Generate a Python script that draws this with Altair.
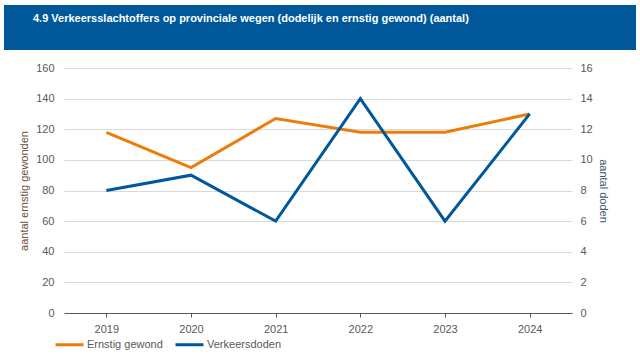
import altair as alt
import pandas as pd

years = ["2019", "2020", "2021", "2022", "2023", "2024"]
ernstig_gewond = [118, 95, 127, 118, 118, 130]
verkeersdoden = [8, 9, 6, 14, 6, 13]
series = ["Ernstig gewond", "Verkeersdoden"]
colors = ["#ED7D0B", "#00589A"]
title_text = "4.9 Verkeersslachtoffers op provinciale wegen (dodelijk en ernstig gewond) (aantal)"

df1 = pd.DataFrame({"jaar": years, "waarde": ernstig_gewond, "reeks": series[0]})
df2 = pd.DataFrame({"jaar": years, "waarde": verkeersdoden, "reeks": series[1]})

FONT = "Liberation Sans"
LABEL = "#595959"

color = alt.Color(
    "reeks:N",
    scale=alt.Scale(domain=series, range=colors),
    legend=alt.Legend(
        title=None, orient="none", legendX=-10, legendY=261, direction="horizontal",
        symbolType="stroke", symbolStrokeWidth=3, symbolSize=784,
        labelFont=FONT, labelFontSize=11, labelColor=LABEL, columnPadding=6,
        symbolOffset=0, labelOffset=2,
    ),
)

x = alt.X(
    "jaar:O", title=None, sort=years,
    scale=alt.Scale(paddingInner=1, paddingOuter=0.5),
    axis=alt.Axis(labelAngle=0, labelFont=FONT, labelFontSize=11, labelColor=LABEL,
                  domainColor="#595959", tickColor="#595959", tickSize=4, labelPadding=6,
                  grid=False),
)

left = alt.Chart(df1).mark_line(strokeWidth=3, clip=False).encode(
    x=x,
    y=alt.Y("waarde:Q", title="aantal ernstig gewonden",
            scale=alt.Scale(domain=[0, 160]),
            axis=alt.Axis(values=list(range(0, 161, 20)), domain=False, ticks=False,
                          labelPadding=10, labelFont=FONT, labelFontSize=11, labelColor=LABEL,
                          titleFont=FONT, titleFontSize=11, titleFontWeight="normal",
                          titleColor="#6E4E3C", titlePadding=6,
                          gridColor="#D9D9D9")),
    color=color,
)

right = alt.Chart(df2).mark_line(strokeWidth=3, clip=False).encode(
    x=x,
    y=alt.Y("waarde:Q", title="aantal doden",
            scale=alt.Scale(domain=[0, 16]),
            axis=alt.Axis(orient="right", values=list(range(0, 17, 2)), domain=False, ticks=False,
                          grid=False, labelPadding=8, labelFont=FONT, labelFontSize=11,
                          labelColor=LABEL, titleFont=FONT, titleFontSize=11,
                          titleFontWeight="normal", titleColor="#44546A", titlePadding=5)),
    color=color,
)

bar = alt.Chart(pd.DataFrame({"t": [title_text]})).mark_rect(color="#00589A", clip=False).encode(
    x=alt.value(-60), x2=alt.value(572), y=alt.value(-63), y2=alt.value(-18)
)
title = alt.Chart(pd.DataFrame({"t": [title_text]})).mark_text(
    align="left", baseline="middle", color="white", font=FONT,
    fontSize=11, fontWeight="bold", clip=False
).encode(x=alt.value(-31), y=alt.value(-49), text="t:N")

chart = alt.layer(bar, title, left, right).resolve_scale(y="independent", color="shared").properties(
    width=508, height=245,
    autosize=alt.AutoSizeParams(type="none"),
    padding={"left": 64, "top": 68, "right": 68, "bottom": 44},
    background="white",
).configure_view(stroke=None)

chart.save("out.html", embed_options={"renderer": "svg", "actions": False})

* Given exercise
From the material above, reproduce everything verbatim except the pictures.

* Response to the exercise
Generate a Python script that draws this with Altair.
import altair as alt
import pandas as pd

years = ["2019", "2020", "2021", "2022", "2023", "2024"]
ernstig_gewond = [118, 95, 127, 118, 118, 130]
verkeersdoden = [8, 9, 6, 14, 6, 13]
series = ["Ernstig gewond", "Verkeersdoden"]
colors = ["#ED7D0B", "#00589A"]
title_text = "4.9 Verkeersslachtoffers op provinciale wegen (dodelijk en ernstig gewond) (aantal)"

df1 = pd.DataFrame({"jaar": years, "waarde": ernstig_gewond, "reeks": series[0]})
df2 = pd.DataFrame({"jaar": years, "waarde": verkeersdoden, "reeks": series[1]})

FONT = "Liberation Sans"
LABEL = "#595959"

color = alt.Color(
    "reeks:N",
    scale=alt.Scale(domain=series, range=colors),
    legend=alt.Legend(
        title=None, orient="none", legendX=-10, legendY=261, direction="horizontal",
        symbolType="stroke", symbolStrokeWidth=3, symbolSize=784,
        labelFont=FONT, labelFontSize=11, labelColor=LABEL, columnPadding=6,
        symbolOffset=0, labelOffset=2,
    ),
)

x = alt.X(
    "jaar:O", title=None, sort=years,
    scale=alt.Scale(paddingInner=1, paddingOuter=0.5),
    axis=alt.Axis(labelAngle=0, labelFont=FONT, labelFontSize=11, labelColor=LABEL,
                  domainColor="#595959", tickColor="#595959", tickSize=4, labelPadding=6,
                  grid=False),
)

left = alt.Chart(df1).mark_line(strokeWidth=3, clip=False).encode(
    x=x,
    y=alt.Y("waarde:Q", title="aantal ernstig gewonden",
            scale=alt.Scale(domain=[0, 160]),
            axis=alt.Axis(values=list(range(0, 161, 20)), domain=False, ticks=False,
                          labelPadding=10, labelFont=FONT, labelFontSize=11, labelColor=LABEL,
                          titleFont=FONT, titleFontSize=11, titleFontWeight="normal",
                          titleColor="#6E4E3C", titlePadding=6,
                          gridColor="#D9D9D9")),
    color=color,
)

right = alt.Chart(df2).mark_line(strokeWidth=3, clip=False).encode(
    x=x,
    y=alt.Y("waarde:Q", title="aantal doden",
            scale=alt.Scale(domain=[0, 16]),
            axis=alt.Axis(orient="right", values=list(range(0, 17, 2)), domain=False, ticks=False,
                          grid=False, labelPadding=8, labelFont=FONT, labelFontSize=11,
                          labelColor=LABEL, titleFont=FONT, titleFontSize=11,
                          titleFontWeight="normal", titleColor="#44546A", titlePadding=5)),
    color=color,
)

bar = alt.Chart(pd.DataFrame({"t": [title_text]})).mark_rect(color="#00589A", clip=False).encode(
    x=alt.value(-60), x2=alt.value(572), y=alt.value(-63), y2=alt.value(-18)
)
title = alt.Chart(pd.DataFrame({"t": [title_text]})).mark_text(
    align="left", baseline="middle", color="white", font=FONT,
    fontSize=11, fontWeight="bold", clip=False
).encode(x=alt.value(-31), y=alt.value(-49), text="t:N")

chart = alt.layer(bar, title, left, right).resolve_scale(y="independent", color="shared").properties(
    width=508, height=245,
    autosize=alt.AutoSizeParams(type="none"),
    padding={"left": 64, "top": 68, "right": 68, "bottom": 44},
    background="white",
).configure_view(stroke=None)

chart.save("out.html", embed_options={"renderer": "svg", "actions": False})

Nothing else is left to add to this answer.